The four months between Winter and Spring Break feel like an eternity — at this point, we tend to feel drained as we try (hopelessly) to catch up with schoolwork. Oftentimes, we shift to autopilot as we try to get through the work to no avail — it never really ends. Every time we finish an assignment, a new one replaces it, and with no end in sight, many of us try to take it one day at a time — and make no mistake, it gets to be overwhelming. 

When we traverse through the intense school year and barely survive the massive workload, many of us take to our calendars for a sense of relief and anxiously count down the weeks until Spring Break. We hope for the weight to be lifted off our shoulders — a bleak endeavor in February, with the idea of “late April” taunting us. 

The point of our plea is not to complain about how challenging and rigorous school is, or how teenagers are being endlessly overworked — that’s a story for another editorial. We’re not here to tell you (the administration) how to budget our days and run our school. Instead, we want to use this as an opportunity to share our views with you. 

It may seem silly to give us a week just two months into the term, but we promise you it’s not. We’re sure you’ll find that those three days out of summer vacation will prove to be a worthwhile investment in the mental health (and, by extension, the productivity) of your student body (not to mention teachers, too). Frankly, we can’t explain why we get a little extra burned out second semester, but it is what it is. 

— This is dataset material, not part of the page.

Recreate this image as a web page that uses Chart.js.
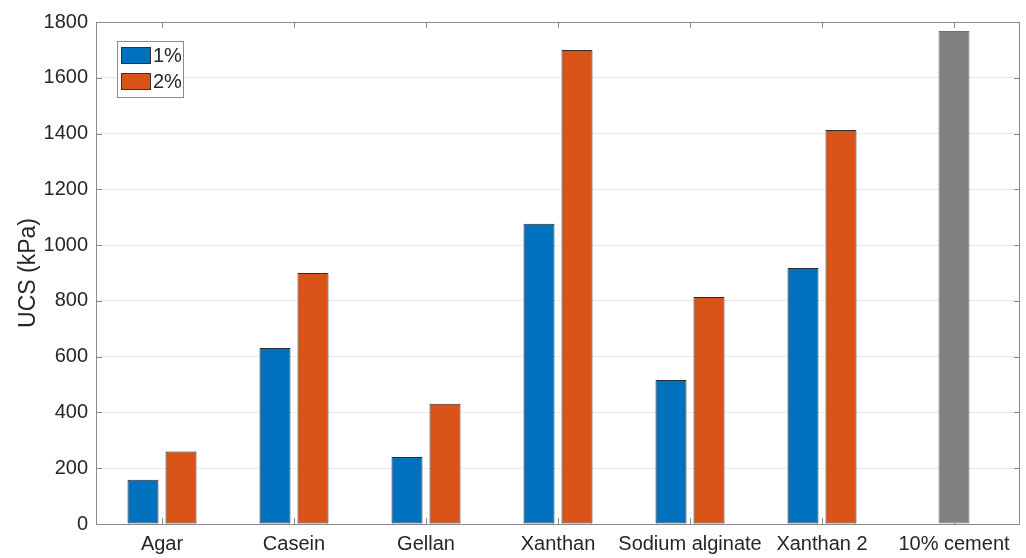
<!DOCTYPE html>
<html>
<head>
<meta charset="utf-8">
<script src="https://cdn.jsdelivr.net/npm/chart.js@4/dist/chart.umd.min.js"></script>
<style>
  html, body { margin: 0; padding: 0; background: #fff; }
  #wrap { width: 1026px; height: 558px; }
</style>
</head>
<body>
<div id="wrap"><canvas id="ucsChart" width="1026" height="558"></canvas></div>
<script>
const categories = ["Agar", "Casein", "Gellan", "Xanthan", "Sodium alginate", "Xanthan 2", "10% cement"];
const ucs1 = [159, 631, 240, 1077, 516, 918, null];
const ucs2 = [260, 900, 431, 1700, 814, 1413, null];
const cement = [null, null, null, null, null, null, 1768];
const yTicks = [0, 200, 400, 600, 800, 1000, 1200, 1400, 1600, 1800];

const FONT = "'Liberation Sans', Arial, Helvetica, sans-serif";
const TEXT = "#262626";
const FRAME = "#8a8a8a";

// box around the plot + inward ticks, like matlab
const boxPlugin = {
    id: "box",
    afterDraw(chart) {
        const { ctx, chartArea: a, scales } = chart;
        ctx.save();
        ctx.strokeStyle = FRAME;
        ctx.lineWidth = 1;
        ctx.strokeRect(a.left + 0.5, a.top + 0.5, a.right - a.left - 1, a.bottom - a.top);
        ctx.beginPath();
        const len = 6;
        scales.y.ticks.forEach((t, i) => {
            const y = Math.round(scales.y.getPixelForTick(i)) + 0.5;
            ctx.moveTo(a.left, y); ctx.lineTo(a.left + len, y);
            ctx.moveTo(a.right, y); ctx.lineTo(a.right - len, y);
        });
        scales.x.ticks.forEach((t, i) => {
            const x = Math.round(scales.x.getPixelForTick(i)) + 0.5;
            ctx.moveTo(x, a.bottom); ctx.lineTo(x, a.bottom - len);
            ctx.moveTo(x, a.top); ctx.lineTo(x, a.top + len);
        });
        ctx.stroke();
        ctx.restore();
    }
};

// legend in the top-left corner with a frame
const legendBox = {
    id: "legendBox",
    afterDraw(chart) {
        const { ctx, chartArea: a } = chart;
        const items = chart.data.datasets.slice(0, 2);
        const x0 = a.left + 21, y0 = a.top + 19;
        const rowH = 26, sw = 30, sh = 17;
        const boxH = 4 + rowH * items.length;
        ctx.save();
        ctx.fillStyle = "#fff";
        ctx.fillRect(x0, y0, 66, boxH);
        ctx.strokeStyle = "#8a8a8a";
        ctx.lineWidth = 1;
        ctx.strokeRect(x0 + 0.5, y0 + 0.5, 66, boxH);
        ctx.font = "20px " + FONT;
        ctx.textBaseline = "middle";
        items.forEach((ds, i) => {
            const y = y0 + 6 + i * rowH;
            ctx.fillStyle = ds.backgroundColor;
            ctx.fillRect(x0 + 4, y, sw, sh);
            ctx.strokeStyle = "#333";
            ctx.strokeRect(x0 + 4.5, y + 0.5, sw - 1, sh - 1);
            ctx.fillStyle = TEXT;
            ctx.fillText(ds.label, x0 + sw + 6, y + sh / 2 + 1);
        });
        ctx.restore();
    }
};

new Chart(document.getElementById("ucsChart"), {
    type: "bar",
    data: {
        labels: categories,
        datasets: [
            { label: "1%", data: ucs1, backgroundColor: "#0072BD", borderColor: "#2b2b2b", borderWidth: 1, borderSkipped: false },
            { label: "2%", data: ucs2, backgroundColor: "#D95319", borderColor: "#2b2b2b", borderWidth: 1, borderSkipped: false },
            { label: "10% cement", data: cement, backgroundColor: "#808080", borderColor: "#707070", borderWidth: 1, borderSkipped: false }
        ]
    },
    options: {
        responsive: false,
        animation: false,
        skipNull: true,
        categoryPercentage: 0.576,
        barPercentage: 0.82,
        maxBarThickness: 31,
        layout: { padding: { top: 22, right: 6, left: 0, bottom: 0 } },
        plugins: {
            legend: { display: false },
            tooltip: { enabled: false }
        },
        scales: {
            x: {
                grid: { display: false, drawTicks: false },
                border: { display: false },
                ticks: { color: TEXT, font: { family: FONT, size: 20 }, padding: 8, maxRotation: 0, autoSkip: false },
                afterFit(s) { s.height = 34; }
            },
            y: {
                min: 0,
                max: 1800,
                afterBuildTicks(s) { s.ticks = yTicks.map(v => ({ value: v })); },
                grid: { color: "#e8e8e8", drawTicks: false },
                border: { display: false },
                ticks: { color: TEXT, font: { family: FONT, size: 20 }, padding: 8, callback: v => String(v) },
                title: { display: true, text: "UCS (kPa)", color: TEXT, font: { family: FONT, size: 23 }, padding: { top: 15, bottom: 0 } },
                afterFit(s) { s.width = 96; }
            }
        }
    },
    plugins: [boxPlugin, legendBox]
});
</script>
</body>
</html>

What we can tell you is that this idea gives us so much more than just three days; it’s a new landmark in the calendar, a new checkpoint for students to work towards. While it may seem like a radical change to our academic calendar, it’s a step worth taking. We can’t quantify the expected results for you yet — but we hope you’ll read this article and take a leap of faith. Give it a try, and you (probably) won’t regret it.